• REQUIRED TASK
Look through the records below, and copy out every line that holds the string "React".

• RECORDS SUPPLIED
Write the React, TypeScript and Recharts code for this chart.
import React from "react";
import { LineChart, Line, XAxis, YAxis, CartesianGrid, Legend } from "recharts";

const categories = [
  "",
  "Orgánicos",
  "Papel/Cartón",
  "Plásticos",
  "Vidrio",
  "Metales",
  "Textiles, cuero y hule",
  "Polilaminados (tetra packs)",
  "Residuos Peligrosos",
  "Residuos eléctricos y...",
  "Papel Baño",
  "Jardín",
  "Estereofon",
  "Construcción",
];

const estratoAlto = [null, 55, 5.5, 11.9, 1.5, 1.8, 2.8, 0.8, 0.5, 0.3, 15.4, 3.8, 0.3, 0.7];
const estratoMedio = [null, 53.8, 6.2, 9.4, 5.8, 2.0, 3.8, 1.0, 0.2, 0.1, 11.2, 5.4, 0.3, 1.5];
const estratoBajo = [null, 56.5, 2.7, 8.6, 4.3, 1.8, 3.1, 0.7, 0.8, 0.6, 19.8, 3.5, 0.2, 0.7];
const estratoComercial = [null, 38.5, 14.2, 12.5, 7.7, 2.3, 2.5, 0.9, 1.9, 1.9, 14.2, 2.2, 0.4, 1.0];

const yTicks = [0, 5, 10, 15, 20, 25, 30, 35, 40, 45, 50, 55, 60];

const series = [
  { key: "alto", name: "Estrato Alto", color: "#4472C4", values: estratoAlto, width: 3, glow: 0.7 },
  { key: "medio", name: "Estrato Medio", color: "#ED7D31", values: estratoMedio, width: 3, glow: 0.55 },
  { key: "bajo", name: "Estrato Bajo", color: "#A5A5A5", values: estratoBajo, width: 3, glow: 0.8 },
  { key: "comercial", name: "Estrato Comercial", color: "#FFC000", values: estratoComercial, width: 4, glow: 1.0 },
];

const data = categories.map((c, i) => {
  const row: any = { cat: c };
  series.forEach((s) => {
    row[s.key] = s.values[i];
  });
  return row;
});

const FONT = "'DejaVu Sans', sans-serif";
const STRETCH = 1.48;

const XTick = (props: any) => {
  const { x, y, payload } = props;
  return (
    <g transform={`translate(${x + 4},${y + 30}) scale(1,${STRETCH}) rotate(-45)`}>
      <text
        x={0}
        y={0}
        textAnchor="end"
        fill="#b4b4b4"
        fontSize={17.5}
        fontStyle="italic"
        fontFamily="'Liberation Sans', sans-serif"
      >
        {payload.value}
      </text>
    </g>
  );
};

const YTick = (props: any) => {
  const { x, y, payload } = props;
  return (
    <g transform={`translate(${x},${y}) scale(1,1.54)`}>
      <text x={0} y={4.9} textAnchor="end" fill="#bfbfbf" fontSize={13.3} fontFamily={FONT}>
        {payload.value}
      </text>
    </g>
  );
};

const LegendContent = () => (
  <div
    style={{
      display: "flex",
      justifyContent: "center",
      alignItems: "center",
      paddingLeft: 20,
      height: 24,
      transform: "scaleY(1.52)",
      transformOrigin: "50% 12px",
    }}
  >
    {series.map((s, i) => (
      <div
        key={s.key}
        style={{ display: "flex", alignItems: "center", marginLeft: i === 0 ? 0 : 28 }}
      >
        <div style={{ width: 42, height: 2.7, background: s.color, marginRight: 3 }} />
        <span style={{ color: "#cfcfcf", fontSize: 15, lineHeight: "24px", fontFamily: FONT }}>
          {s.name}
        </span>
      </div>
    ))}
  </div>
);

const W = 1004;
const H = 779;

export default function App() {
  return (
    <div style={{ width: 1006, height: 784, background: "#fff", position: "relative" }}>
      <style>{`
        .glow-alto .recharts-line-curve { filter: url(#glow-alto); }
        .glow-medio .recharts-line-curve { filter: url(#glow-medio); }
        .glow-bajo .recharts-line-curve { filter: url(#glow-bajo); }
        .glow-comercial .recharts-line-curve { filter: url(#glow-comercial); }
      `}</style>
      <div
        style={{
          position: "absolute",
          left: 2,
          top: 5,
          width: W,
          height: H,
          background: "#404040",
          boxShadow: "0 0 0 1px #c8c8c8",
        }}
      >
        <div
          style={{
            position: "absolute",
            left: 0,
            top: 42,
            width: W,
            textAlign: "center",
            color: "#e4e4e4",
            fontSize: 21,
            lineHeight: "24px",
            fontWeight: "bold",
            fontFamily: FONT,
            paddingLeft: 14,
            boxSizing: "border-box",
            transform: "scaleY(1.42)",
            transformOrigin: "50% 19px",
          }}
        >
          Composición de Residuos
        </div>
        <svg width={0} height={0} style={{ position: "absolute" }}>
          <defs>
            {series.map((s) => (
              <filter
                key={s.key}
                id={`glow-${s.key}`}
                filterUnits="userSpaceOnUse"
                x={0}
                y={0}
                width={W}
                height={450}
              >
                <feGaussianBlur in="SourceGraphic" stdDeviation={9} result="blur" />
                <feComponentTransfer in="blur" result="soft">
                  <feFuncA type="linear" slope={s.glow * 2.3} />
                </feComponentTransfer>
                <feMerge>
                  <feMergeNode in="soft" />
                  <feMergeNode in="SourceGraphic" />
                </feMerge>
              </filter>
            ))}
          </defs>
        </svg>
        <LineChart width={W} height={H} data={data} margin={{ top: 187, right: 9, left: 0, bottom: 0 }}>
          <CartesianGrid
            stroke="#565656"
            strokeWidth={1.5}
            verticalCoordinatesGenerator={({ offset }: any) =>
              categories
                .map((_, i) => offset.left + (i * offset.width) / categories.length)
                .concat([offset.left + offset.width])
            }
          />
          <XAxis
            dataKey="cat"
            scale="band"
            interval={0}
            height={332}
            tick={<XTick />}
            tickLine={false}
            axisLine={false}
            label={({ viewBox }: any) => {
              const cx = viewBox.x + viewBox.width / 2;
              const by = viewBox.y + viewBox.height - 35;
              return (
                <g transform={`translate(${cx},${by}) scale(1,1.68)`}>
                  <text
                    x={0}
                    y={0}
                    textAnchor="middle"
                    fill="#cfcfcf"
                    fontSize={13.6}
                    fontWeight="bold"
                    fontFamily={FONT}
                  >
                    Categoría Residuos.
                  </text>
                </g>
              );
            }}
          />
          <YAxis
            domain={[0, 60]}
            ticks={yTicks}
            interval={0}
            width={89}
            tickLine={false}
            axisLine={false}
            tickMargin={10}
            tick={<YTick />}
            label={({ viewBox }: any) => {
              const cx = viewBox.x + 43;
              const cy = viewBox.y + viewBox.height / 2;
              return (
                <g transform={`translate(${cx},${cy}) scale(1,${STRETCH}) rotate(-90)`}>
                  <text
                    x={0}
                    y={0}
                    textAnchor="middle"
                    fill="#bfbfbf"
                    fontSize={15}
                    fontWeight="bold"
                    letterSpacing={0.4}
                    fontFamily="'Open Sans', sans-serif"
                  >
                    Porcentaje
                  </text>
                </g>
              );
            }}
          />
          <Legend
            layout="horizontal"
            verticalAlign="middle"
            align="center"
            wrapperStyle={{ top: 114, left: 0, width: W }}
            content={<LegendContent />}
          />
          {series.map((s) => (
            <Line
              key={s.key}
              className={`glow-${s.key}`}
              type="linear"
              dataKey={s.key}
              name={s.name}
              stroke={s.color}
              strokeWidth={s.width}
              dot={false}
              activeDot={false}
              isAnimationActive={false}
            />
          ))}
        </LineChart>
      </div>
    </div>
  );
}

--

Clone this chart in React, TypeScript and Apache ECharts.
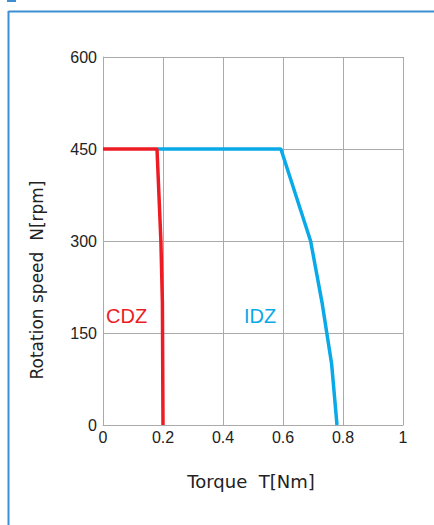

• RESULT OF THE TASK
Write the React, TypeScript and Recharts code for this chart.
import React from "react";
Clone this chart in React, TypeScript and Apache ECharts.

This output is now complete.